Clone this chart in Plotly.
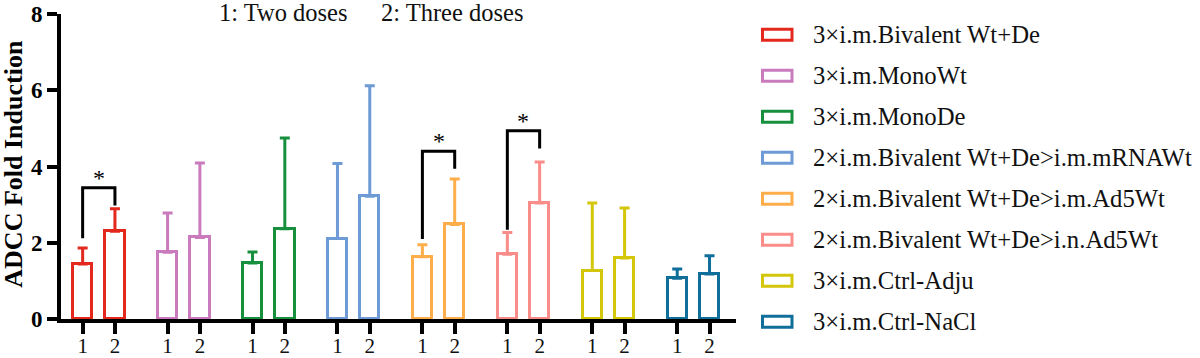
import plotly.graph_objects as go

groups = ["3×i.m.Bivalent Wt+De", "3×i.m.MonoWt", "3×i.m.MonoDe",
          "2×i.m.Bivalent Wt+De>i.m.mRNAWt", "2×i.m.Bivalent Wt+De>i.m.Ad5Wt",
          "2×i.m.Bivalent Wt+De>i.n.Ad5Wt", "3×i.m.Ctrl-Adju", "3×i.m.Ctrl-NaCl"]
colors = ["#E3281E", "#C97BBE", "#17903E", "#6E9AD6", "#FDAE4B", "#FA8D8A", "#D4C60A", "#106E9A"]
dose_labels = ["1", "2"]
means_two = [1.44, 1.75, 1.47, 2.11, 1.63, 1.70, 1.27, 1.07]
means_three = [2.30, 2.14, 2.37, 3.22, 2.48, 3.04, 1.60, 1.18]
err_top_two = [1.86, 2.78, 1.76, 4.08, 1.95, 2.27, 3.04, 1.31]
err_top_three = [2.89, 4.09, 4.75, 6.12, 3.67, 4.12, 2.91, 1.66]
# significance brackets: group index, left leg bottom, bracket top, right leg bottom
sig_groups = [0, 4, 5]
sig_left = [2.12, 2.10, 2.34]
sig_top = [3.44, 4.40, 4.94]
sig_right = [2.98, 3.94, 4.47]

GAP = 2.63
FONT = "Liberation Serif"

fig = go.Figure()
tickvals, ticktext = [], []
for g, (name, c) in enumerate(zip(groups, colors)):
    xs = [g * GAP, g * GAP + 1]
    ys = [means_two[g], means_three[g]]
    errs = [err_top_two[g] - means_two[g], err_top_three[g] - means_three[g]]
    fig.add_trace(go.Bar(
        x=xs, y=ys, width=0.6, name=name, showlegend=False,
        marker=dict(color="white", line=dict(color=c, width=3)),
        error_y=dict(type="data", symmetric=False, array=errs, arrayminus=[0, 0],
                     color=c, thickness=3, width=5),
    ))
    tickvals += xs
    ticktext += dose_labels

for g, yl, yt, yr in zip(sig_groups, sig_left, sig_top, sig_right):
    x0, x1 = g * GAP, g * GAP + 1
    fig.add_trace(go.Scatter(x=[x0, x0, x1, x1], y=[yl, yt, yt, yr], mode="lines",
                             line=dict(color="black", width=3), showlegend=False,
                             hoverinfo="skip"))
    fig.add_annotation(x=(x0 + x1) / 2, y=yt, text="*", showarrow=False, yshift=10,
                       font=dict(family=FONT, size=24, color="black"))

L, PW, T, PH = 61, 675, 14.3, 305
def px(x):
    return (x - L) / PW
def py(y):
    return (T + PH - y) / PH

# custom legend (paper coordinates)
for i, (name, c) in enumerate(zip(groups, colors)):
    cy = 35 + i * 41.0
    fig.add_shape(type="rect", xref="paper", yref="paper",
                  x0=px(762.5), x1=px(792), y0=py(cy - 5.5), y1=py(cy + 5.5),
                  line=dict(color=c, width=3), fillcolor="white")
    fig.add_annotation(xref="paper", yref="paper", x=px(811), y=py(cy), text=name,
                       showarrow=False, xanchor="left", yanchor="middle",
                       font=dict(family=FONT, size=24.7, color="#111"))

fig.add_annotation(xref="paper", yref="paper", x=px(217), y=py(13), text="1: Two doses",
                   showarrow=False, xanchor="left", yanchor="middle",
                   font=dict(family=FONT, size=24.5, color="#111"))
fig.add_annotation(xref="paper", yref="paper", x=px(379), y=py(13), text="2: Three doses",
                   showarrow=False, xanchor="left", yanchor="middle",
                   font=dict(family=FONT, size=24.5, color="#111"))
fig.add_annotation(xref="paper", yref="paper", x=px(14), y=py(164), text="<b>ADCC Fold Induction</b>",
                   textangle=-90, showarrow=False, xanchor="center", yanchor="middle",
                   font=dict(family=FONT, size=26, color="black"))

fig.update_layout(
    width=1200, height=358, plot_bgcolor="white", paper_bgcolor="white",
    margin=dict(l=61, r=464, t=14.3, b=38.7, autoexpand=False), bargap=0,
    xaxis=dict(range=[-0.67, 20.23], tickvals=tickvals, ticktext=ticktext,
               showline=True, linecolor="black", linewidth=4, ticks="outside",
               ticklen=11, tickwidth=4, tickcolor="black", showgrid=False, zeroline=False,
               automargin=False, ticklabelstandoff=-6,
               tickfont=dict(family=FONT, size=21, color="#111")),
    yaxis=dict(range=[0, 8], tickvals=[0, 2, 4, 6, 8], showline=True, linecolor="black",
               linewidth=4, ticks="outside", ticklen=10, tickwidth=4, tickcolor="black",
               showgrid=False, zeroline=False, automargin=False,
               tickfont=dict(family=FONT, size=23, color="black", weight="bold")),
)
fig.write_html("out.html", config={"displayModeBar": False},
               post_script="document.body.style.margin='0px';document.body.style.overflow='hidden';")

------

◆ **Objective**: Copy out all of the material exactly as written, without its pictures.

◆ **Exercise result**:
Clone this chart in Plotly.
import plotly.graph_objects as go

groups = ["3×i.m.Bivalent Wt+De", "3×i.m.MonoWt", "3×i.m.MonoDe",
          "2×i.m.Bivalent Wt+De>i.m.mRNAWt", "2×i.m.Bivalent Wt+De>i.m.Ad5Wt",
          "2×i.m.Bivalent Wt+De>i.n.Ad5Wt", "3×i.m.Ctrl-Adju", "3×i.m.Ctrl-NaCl"]
colors = ["#E3281E", "#C97BBE", "#17903E", "#6E9AD6", "#FDAE4B", "#FA8D8A", "#D4C60A", "#106E9A"]
dose_labels = ["1", "2"]
means_two = [1.44, 1.75, 1.47, 2.11, 1.63, 1.70, 1.27, 1.07]
means_three = [2.30, 2.14, 2.37, 3.22, 2.48, 3.04, 1.60, 1.18]
err_top_two = [1.86, 2.78, 1.76, 4.08, 1.95, 2.27, 3.04, 1.31]
err_top_three = [2.89, 4.09, 4.75, 6.12, 3.67, 4.12, 2.91, 1.66]
# significance brackets: group index, left leg bottom, bracket top, right leg bottom
sig_groups = [0, 4, 5]
sig_left = [2.12, 2.10, 2.34]
sig_top = [3.44, 4.40, 4.94]
sig_right = [2.98, 3.94, 4.47]

GAP = 2.63
FONT = "Liberation Serif"

fig = go.Figure()
tickvals, ticktext = [], []
for g, (name, c) in enumerate(zip(groups, colors)):
    xs = [g * GAP, g * GAP + 1]
    ys = [means_two[g], means_three[g]]
    errs = [err_top_two[g] - means_two[g], err_top_three[g] - means_three[g]]
    fig.add_trace(go.Bar(
        x=xs, y=ys, width=0.6, name=name, showlegend=False,
        marker=dict(color="white", line=dict(color=c, width=3)),
        error_y=dict(type="data", symmetric=False, array=errs, arrayminus=[0, 0],
                     color=c, thickness=3, width=5),
    ))
    tickvals += xs
    ticktext += dose_labels

for g, yl, yt, yr in zip(sig_groups, sig_left, sig_top, sig_right):
    x0, x1 = g * GAP, g * GAP + 1
    fig.add_trace(go.Scatter(x=[x0, x0, x1, x1], y=[yl, yt, yt, yr], mode="lines",
                             line=dict(color="black", width=3), showlegend=False,
                             hoverinfo="skip"))
    fig.add_annotation(x=(x0 + x1) / 2, y=yt, text="*", showarrow=False, yshift=10,
                       font=dict(family=FONT, size=24, color="black"))

L, PW, T, PH = 61, 675, 14.3, 305
def px(x):
    return (x - L) / PW
def py(y):
    return (T + PH - y) / PH

# custom legend (paper coordinates)
for i, (name, c) in enumerate(zip(groups, colors)):
    cy = 35 + i * 41.0
    fig.add_shape(type="rect", xref="paper", yref="paper",
                  x0=px(762.5), x1=px(792), y0=py(cy - 5.5), y1=py(cy + 5.5),
                  line=dict(color=c, width=3), fillcolor="white")
    fig.add_annotation(xref="paper", yref="paper", x=px(811), y=py(cy), text=name,
                       showarrow=False, xanchor="left", yanchor="middle",
                       font=dict(family=FONT, size=24.7, color="#111"))

fig.add_annotation(xref="paper", yref="paper", x=px(217), y=py(13), text="1: Two doses",
                   showarrow=False, xanchor="left", yanchor="middle",
                   font=dict(family=FONT, size=24.5, color="#111"))
fig.add_annotation(xref="paper", yref="paper", x=px(379), y=py(13), text="2: Three doses",
                   showarrow=False, xanchor="left", yanchor="middle",
                   font=dict(family=FONT, size=24.5, color="#111"))
fig.add_annotation(xref="paper", yref="paper", x=px(14), y=py(164), text="<b>ADCC Fold Induction</b>",
                   textangle=-90, showarrow=False, xanchor="center", yanchor="middle",
                   font=dict(family=FONT, size=26, color="black"))

fig.update_layout(
    width=1200, height=358, plot_bgcolor="white", paper_bgcolor="white",
    margin=dict(l=61, r=464, t=14.3, b=38.7, autoexpand=False), bargap=0,
    xaxis=dict(range=[-0.67, 20.23], tickvals=tickvals, ticktext=ticktext,
               showline=True, linecolor="black", linewidth=4, ticks="outside",
               ticklen=11, tickwidth=4, tickcolor="black", showgrid=False, zeroline=False,
               automargin=False, ticklabelstandoff=-6,
               tickfont=dict(family=FONT, size=21, color="#111")),
    yaxis=dict(range=[0, 8], tickvals=[0, 2, 4, 6, 8], showline=True, linecolor="black",
               linewidth=4, ticks="outside", ticklen=10, tickwidth=4, tickcolor="black",
               showgrid=False, zeroline=False, automargin=False,
               tickfont=dict(family=FONT, size=23, color="black", weight="bold")),
)
fig.write_html("out.html", config={"displayModeBar": False},
               post_script="document.body.style.margin='0px';document.body.style.overflow='hidden';")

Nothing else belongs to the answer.